Shaxi

IMG_1502 Yunnan Province

China

June 6, 2014

Dear Friends,

I should have known better.   I should have looked at my map.  I should have been more aware of my surroundings.  I should have taken my hiking stick!

My guide Ilian and I decided on an early morning drive to the remote Shibaoshan Cave Temples – a complex of grottoes just north of Shaxi.  We invited Nicole to join us.

A grotto is a small cave or cavern or a man-made shelter that resembles a cave.  Did I assume that the grottoes are easily accessible?

 As Ilian has observed and I have already experienced, “Yunnan Province Is Mountains.”  The Shibaoshan Grottoes are IN the mountains, high in the mountains, and from the parking lot, one helluva trek up the mountain path.  Ilian is young and strong so he had no problem strolling up 500 meters..

Nicole, a very young and agile Chinese woman we met in Shaxi Town, skipped up the trail as nimbly as the Macaque monkeys who greeted us.
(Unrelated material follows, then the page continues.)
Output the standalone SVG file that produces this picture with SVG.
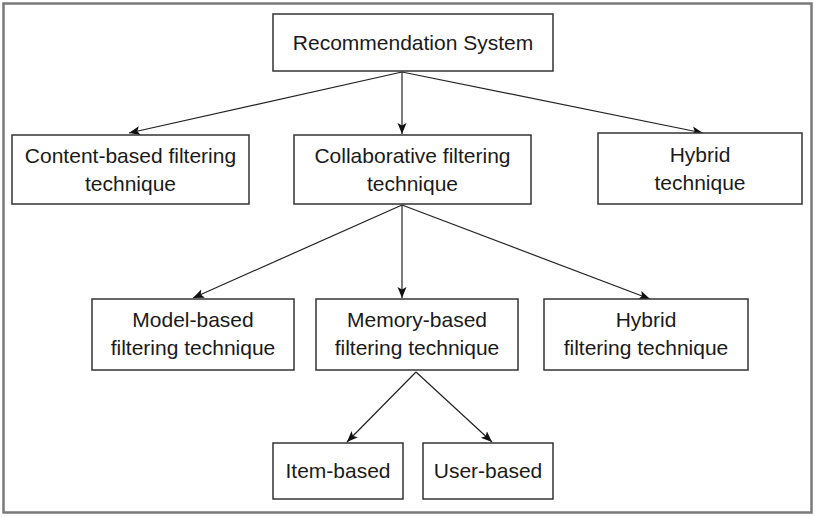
<svg xmlns="http://www.w3.org/2000/svg" width="815" height="517" viewBox="0 0 815 517">
<style>
.box{fill:#fff;stroke:#333;stroke-width:1.5}
.t{font-family:"Liberation Sans",Arial,sans-serif;font-size:21px;fill:#1a1a1a;text-anchor:middle}
.c{stroke:#222;stroke-width:1.2;fill:none;marker-end:url(#ah)}
</style>
<defs>
<marker id="ah" markerUnits="userSpaceOnUse" markerWidth="12" markerHeight="10" refX="11" refY="4.5" orient="auto">
<path d="M0,0 L11,4.5 L0,9 L2.5,4.5 z" fill="#111"/>
</marker>
</defs>
<rect x="3.5" y="3.5" width="808" height="509" fill="#fff" stroke="#7a7a7a" stroke-width="2.5"/>
<g id="connectors">
<line class="c" x1="402" y1="72" x2="129" y2="133"/>
<line class="c" x1="402" y1="72" x2="402" y2="134"/>
<line class="c" x1="402" y1="72" x2="703" y2="133"/>
<line class="c" x1="402" y1="205" x2="193" y2="298"/>
<line class="c" x1="402" y1="205" x2="402" y2="298"/>
<line class="c" x1="402" y1="205" x2="650" y2="299"/>
<line class="c" x1="416" y1="372" x2="347" y2="442"/>
<line class="c" x1="416" y1="372" x2="492" y2="442"/>
</g>
<g id="rec">
<rect class="box" x="273" y="14" width="280" height="57"/>
<text class="t" x="413" y="50">Recommendation System</text>
</g>
<g id="content">
<rect class="box" x="12" y="135" width="237" height="69"/>
<text class="t" x="130.5" y="163">Content-based filtering</text>
<text class="t" x="130.5" y="191">technique</text>
</g>
<g id="collab">
<rect class="box" x="294" y="135" width="237" height="69"/>
<text class="t" x="412.5" y="163">Collaborative filtering</text>
<text class="t" x="412.5" y="191">technique</text>
</g>
<g id="hybrid">
<rect class="box" x="598" y="133" width="204" height="71"/>
<text class="t" x="700" y="162">Hybrid</text>
<text class="t" x="700" y="190">technique</text>
</g>
<g id="model">
<rect class="box" x="92" y="299" width="202" height="71"/>
<text class="t" x="193" y="327">Model-based</text>
<text class="t" x="193" y="355">filtering technique</text>
</g>
<g id="memory">
<rect class="box" x="316" y="299" width="202" height="71"/>
<text class="t" x="417" y="327">Memory-based</text>
<text class="t" x="417" y="355">filtering technique</text>
</g>
<g id="hybridfilter">
<rect class="box" x="544" y="299" width="204" height="71"/>
<text class="t" x="646" y="327">Hybrid</text>
<text class="t" x="646" y="355">filtering technique</text>
</g>
<g id="item">
<rect class="box" x="273" y="443" width="130" height="56"/>
<text class="t" x="338" y="478">Item-based</text>
</g>
<g id="user">
<rect class="box" x="423" y="443" width="130" height="56"/>
<text class="t" x="488" y="478">User-based</text>
</g>
</svg>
Yours truly, albeit a tad slow, managed the climb quite well, thank you very much! (Almost one-third of  a mile at Elevation: 2455 meters or 8054 feet.)

The one thousand year old grotto and temple complex at Shaxi Shibaoshan is one of the best preserved treasures of ancient Buddhism in China and are a national heritage site.   And yet, one website calls the site “Shrouded in Mystery.”  In fact, there is no mention at all of the remarkable caves and temples in any of my three China guidebooks.

Few travelers venture to Shaxi and fewer still hike to the grottoes.  The good news is that Ilian, Nicole and I were there alone.   Except for one family with a little girl – cute as a monkey.